The trade-off, of course, is flexibility. If you change your mind midway through, you typically lose the interest.

How This Looks in Practice

Some platforms now offer both options, allowing users to choose based on their strategy rather than forcing one structure.

Clapp.finance provides both flexible and fixed savings accounts. With its flexible accounts, users earn daily interest with instant access — no lockups, no penalties for withdrawals, and clearly displayed APY.

For those who prefer committing funds, Clapp’s fixed savings accounts offer guaranteed rates for one to twelve months. Longer terms come with higher APRs — up to 8.2% for EUR, USDT, and USDC, up to 6% for ETH, and up to 5% for BTC. The rate you lock in at the start stays fixed for the entire term. If you withdraw early, you receive your principal back, but the interest is forfeited.
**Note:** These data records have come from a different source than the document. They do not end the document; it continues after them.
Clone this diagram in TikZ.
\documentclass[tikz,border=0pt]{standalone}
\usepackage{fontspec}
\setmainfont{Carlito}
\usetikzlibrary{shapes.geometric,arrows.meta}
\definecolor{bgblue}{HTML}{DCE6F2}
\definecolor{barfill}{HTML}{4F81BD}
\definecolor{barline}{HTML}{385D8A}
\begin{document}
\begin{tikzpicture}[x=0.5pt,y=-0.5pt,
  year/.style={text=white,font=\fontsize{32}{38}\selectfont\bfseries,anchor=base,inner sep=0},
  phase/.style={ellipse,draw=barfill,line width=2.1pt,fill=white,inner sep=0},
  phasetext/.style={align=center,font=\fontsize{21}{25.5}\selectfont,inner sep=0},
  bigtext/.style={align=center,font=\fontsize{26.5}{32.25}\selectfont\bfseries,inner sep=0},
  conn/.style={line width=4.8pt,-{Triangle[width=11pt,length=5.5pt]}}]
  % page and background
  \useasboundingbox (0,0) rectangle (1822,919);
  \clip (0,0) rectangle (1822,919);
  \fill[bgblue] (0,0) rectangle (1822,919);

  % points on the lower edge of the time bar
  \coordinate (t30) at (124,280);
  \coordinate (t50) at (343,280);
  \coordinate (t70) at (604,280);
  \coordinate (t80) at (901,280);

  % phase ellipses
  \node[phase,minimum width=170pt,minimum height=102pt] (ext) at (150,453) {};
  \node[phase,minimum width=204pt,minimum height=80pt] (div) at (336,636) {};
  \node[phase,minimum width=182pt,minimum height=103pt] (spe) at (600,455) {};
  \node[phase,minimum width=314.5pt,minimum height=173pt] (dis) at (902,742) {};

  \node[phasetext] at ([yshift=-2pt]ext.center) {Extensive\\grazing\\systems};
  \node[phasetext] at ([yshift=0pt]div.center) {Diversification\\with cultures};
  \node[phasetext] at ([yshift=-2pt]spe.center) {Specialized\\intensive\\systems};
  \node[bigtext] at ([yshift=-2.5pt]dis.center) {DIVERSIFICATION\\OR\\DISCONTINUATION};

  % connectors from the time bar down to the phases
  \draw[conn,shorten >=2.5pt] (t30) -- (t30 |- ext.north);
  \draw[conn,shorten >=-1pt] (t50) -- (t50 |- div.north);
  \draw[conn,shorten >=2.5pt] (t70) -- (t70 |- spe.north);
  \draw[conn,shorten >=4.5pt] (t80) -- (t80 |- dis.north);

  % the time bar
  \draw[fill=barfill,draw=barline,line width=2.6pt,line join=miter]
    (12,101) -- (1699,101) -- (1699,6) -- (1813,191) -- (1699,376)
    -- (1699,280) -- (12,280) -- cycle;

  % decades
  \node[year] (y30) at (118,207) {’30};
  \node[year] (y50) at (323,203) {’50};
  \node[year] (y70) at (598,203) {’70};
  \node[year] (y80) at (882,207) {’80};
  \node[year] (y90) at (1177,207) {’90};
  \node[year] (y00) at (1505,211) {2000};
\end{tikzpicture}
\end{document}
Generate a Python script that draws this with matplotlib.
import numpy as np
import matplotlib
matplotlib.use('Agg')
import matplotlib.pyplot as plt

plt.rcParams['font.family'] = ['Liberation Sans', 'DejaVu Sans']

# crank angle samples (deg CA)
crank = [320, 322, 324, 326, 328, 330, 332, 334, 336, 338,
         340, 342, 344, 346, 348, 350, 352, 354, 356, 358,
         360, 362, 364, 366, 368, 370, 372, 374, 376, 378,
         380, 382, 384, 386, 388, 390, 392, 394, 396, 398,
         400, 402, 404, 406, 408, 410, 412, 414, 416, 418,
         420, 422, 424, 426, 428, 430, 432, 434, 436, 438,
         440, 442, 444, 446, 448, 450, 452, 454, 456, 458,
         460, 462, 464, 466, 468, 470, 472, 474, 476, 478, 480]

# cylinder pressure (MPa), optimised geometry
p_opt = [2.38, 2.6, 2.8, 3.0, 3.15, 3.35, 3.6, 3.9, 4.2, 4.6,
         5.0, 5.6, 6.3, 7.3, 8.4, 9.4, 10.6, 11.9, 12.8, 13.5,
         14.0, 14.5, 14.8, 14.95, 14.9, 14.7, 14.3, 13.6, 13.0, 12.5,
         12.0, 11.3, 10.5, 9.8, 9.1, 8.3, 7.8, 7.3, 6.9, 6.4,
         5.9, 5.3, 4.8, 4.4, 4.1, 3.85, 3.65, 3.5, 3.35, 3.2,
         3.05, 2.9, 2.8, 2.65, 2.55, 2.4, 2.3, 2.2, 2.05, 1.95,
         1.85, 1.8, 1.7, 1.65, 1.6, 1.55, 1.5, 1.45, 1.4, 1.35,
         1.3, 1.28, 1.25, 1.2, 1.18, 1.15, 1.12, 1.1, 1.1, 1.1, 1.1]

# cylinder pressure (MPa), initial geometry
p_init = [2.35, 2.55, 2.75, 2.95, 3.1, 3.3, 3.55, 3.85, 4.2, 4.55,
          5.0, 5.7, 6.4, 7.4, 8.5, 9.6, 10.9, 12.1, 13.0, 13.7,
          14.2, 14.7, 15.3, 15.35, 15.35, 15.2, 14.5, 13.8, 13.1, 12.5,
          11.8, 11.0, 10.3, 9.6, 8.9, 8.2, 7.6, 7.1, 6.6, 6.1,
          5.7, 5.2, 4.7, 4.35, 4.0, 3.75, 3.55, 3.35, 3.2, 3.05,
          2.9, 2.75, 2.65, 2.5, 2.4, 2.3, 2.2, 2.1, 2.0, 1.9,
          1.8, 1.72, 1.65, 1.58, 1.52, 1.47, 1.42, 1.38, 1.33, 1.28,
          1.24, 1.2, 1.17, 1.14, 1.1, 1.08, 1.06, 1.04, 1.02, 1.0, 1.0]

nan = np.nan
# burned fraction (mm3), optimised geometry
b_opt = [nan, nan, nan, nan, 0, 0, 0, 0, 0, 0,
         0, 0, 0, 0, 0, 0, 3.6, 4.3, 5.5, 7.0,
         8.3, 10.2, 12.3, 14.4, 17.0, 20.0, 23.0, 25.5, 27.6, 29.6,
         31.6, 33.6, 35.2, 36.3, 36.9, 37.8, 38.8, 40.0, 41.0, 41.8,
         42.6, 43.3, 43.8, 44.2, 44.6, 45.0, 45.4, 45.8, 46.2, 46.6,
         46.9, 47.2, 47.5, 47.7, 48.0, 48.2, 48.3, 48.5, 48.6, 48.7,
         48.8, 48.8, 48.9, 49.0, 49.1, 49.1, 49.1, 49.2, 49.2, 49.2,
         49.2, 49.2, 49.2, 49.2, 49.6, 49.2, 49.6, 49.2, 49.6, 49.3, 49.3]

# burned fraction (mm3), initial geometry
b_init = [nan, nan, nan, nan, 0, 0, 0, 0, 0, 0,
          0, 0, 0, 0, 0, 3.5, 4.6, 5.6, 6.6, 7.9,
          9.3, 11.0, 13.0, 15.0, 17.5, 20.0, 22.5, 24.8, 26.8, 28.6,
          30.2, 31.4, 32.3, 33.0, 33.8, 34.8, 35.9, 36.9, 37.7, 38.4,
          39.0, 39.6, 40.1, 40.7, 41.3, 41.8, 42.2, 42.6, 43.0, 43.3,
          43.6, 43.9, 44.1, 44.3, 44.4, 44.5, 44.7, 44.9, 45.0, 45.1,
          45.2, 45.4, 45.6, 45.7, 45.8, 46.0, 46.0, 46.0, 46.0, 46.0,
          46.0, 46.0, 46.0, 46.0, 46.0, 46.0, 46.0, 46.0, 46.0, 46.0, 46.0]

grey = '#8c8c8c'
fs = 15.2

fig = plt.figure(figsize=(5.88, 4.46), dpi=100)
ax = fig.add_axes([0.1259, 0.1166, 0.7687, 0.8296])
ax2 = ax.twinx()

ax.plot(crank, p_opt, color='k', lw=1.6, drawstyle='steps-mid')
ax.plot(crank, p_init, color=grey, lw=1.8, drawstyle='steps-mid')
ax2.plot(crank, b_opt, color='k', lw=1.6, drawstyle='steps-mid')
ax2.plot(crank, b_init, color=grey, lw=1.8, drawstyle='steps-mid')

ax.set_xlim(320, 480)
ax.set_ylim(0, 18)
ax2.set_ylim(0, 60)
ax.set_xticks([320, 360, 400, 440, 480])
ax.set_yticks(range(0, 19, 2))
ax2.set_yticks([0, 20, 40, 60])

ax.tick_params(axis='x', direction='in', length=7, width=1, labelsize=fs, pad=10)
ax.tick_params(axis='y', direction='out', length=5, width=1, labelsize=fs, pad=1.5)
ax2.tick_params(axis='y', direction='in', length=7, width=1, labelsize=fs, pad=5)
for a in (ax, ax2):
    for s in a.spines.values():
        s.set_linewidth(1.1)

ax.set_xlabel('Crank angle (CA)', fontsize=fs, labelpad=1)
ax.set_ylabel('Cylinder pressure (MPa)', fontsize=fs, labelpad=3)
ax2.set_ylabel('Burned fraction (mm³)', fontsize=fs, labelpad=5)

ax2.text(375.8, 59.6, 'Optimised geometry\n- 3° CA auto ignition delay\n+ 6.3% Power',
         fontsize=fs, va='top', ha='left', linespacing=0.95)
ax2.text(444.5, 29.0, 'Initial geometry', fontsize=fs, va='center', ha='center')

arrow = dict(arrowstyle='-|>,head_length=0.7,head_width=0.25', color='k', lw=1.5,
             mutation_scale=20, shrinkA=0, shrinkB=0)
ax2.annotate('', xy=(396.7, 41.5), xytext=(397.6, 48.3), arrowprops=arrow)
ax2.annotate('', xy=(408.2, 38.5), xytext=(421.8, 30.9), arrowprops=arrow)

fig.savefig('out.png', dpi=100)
The key point is that both models serve different needs. One isn’t inherently better than the other.

So Which One Should You Choose?

It really comes down to how you think about your holdings. If you actively manage your portfolio, move between assets, or simply want peace of mind knowing your funds are accessible, flexible savings will likely feel more comfortable.

If you are a long-term holder who doesn’t anticipate needing liquidity and would prefer locking in the highest possible return, fixed savings may be the better fit.

Some users even split their holdings — keeping a portion flexible for access and placing another portion in fixed terms for higher yield. That balanced approach often makes sense.

A Final Thought

Choosing between fixed and flexible savings isn’t about chasing the highest rate. It’s about aligning your savings structure with how you actually behave as an investor.

Understanding which one you value more will make the decision much easier — and far more effective for your long-term holding needs.

Disclaimer: This article is provided for informational purposes only. It is not offered or intended to be used as legal, tax, investment, financial, or other advice.